━━ GIVEN RECORDS

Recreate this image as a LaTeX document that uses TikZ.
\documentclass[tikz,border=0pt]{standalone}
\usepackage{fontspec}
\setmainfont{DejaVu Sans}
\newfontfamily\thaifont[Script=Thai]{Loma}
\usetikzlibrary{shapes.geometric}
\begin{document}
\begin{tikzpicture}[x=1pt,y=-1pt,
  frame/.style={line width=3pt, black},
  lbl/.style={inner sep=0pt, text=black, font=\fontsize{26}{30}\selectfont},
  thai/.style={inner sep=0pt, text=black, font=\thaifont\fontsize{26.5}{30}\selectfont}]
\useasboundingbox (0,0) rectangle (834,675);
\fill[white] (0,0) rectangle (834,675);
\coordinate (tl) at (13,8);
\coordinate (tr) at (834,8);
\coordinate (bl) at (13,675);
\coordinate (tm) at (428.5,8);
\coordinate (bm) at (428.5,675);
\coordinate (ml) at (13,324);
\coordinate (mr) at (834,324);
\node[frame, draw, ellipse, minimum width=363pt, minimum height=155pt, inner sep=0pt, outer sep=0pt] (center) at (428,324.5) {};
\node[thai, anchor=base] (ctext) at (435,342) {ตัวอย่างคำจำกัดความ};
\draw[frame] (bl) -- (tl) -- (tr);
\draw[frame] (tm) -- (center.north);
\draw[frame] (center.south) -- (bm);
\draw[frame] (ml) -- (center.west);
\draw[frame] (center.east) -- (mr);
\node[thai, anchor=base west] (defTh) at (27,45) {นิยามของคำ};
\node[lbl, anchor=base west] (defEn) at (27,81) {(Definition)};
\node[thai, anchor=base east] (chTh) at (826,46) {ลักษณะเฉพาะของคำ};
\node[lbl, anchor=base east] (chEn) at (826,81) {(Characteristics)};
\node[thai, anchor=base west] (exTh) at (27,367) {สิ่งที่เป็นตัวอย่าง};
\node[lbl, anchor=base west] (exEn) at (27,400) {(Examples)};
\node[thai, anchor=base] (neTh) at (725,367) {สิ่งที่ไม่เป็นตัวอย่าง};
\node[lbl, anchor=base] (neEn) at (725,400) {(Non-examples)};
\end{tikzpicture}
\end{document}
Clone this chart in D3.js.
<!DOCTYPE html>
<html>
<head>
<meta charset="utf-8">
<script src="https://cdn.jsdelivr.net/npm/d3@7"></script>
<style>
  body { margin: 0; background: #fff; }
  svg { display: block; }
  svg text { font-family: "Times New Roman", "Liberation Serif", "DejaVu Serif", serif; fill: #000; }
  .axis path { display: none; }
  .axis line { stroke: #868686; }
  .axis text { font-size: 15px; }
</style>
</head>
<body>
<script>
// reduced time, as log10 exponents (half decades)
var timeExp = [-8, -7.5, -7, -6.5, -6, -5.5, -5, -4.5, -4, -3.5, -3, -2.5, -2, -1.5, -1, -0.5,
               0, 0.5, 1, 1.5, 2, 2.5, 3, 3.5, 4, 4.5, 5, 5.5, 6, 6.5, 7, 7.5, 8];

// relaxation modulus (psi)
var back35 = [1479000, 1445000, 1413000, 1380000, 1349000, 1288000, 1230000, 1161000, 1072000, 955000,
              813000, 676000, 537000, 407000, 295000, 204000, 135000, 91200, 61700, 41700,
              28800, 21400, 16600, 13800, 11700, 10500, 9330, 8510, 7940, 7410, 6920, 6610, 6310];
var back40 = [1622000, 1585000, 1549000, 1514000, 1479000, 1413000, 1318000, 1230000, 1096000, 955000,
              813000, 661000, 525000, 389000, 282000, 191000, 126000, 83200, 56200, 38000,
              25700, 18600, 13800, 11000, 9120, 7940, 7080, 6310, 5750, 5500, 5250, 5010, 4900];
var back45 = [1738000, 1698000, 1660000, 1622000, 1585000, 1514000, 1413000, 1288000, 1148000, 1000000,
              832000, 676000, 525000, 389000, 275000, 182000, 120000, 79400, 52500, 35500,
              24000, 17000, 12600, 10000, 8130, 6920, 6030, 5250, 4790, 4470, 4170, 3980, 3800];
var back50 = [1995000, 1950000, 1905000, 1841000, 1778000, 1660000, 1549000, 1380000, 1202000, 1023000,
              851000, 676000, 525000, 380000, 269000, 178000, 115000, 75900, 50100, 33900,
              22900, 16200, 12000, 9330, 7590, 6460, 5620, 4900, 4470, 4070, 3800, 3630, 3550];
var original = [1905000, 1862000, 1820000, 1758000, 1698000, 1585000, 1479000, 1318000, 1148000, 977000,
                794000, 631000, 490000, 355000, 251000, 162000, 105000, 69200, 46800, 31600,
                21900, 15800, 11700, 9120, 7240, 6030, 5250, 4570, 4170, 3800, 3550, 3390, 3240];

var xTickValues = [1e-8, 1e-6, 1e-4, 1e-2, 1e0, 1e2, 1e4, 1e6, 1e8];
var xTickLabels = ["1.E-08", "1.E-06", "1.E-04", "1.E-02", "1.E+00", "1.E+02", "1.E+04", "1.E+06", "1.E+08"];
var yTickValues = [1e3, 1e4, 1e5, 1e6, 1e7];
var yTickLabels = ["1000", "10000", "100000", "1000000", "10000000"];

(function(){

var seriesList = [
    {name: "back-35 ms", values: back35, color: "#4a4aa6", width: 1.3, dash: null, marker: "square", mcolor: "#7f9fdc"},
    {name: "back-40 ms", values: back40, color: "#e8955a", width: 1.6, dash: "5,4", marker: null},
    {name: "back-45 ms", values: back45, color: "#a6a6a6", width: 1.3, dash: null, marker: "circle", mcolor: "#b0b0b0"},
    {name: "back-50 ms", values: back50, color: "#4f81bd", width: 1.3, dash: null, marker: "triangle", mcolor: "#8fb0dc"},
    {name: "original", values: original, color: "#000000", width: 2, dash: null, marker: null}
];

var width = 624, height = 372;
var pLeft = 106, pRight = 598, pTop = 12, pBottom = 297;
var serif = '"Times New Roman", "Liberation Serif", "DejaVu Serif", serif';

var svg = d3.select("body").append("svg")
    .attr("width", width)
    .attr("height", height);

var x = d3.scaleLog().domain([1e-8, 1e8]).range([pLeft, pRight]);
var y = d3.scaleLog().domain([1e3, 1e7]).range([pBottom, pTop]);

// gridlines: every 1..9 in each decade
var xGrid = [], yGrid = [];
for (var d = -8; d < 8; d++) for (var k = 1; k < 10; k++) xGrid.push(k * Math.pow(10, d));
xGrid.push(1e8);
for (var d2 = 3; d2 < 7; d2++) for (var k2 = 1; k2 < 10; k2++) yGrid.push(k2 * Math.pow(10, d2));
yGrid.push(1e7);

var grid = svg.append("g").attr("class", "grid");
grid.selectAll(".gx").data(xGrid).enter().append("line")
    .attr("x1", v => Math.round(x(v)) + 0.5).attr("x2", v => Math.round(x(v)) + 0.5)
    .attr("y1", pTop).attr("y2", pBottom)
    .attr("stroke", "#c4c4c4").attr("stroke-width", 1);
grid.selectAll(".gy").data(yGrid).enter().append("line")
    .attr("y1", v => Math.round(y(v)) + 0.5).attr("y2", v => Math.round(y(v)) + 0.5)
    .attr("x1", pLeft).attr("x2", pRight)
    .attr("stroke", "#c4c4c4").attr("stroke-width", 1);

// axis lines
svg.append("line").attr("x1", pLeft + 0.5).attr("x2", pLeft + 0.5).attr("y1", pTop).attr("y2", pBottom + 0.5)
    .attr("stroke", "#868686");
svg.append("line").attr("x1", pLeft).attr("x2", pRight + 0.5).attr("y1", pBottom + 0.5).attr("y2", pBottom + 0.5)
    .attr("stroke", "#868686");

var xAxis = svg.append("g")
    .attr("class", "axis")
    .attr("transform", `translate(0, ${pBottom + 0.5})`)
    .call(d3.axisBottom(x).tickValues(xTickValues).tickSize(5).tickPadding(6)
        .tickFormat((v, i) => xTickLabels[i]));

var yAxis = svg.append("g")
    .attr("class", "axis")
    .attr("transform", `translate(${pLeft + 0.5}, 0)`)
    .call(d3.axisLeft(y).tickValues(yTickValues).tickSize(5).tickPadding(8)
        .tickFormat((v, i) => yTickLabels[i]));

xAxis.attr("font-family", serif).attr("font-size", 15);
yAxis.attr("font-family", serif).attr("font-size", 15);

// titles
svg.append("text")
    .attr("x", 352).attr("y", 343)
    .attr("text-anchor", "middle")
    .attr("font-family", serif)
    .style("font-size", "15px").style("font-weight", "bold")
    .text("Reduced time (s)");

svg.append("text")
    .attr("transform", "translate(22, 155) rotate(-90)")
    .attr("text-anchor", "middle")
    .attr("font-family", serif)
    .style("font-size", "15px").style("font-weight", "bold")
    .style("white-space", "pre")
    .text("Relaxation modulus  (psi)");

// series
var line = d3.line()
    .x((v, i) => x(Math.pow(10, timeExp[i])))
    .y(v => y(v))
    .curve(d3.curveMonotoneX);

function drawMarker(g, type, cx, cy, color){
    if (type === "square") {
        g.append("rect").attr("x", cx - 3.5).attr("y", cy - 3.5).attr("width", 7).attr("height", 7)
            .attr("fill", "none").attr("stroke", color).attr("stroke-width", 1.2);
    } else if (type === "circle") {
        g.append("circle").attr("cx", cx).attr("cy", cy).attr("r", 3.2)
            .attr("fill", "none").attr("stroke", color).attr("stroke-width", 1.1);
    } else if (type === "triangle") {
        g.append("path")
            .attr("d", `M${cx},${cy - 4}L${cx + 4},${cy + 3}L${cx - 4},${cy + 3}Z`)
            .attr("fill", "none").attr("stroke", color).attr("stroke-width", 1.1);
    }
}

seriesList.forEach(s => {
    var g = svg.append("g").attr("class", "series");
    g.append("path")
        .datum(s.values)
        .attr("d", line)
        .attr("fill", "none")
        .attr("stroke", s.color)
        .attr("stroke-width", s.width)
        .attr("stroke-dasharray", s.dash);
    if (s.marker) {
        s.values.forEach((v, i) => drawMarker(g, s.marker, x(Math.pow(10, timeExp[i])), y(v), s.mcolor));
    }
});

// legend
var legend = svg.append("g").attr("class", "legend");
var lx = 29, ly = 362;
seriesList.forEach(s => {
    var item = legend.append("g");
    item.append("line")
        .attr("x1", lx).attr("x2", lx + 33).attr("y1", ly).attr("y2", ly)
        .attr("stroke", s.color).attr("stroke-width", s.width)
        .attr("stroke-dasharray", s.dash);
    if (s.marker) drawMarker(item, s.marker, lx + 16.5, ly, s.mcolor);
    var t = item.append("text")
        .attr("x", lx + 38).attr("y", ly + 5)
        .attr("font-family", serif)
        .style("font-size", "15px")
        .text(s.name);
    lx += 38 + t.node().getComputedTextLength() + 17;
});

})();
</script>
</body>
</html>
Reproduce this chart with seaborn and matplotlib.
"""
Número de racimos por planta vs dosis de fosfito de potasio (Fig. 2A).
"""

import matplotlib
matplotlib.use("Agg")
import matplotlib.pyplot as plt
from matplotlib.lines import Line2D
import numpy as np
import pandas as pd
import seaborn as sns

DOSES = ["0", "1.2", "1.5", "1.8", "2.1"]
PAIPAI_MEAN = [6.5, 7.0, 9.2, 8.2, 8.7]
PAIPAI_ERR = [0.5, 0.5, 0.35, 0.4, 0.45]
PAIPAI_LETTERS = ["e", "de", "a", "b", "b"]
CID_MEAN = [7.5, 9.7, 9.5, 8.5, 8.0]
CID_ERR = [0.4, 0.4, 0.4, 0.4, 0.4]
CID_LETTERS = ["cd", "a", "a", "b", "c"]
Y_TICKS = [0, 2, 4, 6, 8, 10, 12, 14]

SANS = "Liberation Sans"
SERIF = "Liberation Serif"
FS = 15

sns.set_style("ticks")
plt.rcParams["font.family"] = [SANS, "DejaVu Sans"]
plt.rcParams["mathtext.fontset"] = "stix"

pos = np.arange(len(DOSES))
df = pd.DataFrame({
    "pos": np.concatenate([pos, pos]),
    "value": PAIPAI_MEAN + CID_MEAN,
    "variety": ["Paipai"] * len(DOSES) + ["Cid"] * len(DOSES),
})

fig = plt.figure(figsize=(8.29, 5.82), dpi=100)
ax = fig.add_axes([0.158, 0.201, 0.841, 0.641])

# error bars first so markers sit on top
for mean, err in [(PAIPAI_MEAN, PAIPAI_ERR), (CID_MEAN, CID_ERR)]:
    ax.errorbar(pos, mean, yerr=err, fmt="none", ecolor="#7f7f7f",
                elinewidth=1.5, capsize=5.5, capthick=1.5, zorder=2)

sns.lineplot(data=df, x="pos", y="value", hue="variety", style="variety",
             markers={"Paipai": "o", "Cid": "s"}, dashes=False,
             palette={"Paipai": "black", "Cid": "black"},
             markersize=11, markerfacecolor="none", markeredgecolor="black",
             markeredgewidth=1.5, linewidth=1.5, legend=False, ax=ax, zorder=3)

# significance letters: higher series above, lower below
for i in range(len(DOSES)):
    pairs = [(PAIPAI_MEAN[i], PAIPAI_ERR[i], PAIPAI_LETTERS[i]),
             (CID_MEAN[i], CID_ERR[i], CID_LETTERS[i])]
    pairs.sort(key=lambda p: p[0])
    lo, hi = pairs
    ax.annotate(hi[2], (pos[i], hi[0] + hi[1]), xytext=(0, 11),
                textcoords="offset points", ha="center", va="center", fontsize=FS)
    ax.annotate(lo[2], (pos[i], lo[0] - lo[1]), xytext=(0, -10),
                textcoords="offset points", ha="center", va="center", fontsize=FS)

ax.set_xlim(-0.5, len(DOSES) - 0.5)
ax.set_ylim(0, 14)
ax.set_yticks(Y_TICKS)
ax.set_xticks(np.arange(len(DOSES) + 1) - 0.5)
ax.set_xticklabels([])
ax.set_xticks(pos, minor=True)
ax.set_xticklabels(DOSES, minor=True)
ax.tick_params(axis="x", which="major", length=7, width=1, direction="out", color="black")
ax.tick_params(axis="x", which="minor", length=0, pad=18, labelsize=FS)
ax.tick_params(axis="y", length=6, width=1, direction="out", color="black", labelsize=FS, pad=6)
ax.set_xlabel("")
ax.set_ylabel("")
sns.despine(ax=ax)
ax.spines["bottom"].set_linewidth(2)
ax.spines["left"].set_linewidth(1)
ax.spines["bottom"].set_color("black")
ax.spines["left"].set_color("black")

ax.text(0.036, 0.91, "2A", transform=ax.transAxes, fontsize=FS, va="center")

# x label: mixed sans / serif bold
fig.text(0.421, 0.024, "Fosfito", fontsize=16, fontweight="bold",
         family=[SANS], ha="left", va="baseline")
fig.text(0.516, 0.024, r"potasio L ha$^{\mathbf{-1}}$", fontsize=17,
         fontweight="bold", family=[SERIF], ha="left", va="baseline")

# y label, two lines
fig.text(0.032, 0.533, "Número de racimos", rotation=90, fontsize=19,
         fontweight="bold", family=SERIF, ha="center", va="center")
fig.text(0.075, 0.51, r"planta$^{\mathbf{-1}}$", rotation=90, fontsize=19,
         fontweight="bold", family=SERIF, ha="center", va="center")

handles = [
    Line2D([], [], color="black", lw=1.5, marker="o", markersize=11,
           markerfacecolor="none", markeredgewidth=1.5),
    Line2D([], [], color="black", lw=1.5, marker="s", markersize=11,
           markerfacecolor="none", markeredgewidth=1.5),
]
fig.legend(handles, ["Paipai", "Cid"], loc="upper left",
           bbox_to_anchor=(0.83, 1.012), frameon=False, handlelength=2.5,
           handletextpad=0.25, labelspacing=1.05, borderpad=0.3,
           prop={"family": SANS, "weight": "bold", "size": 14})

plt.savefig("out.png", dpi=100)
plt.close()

━━━━

▶ TASK
Using the listing above, gather each line that holds the string "chart" and copy it.

▶ WORKED SOLUTION
Clone this chart in D3.js.
Reproduce this chart with seaborn and matplotlib.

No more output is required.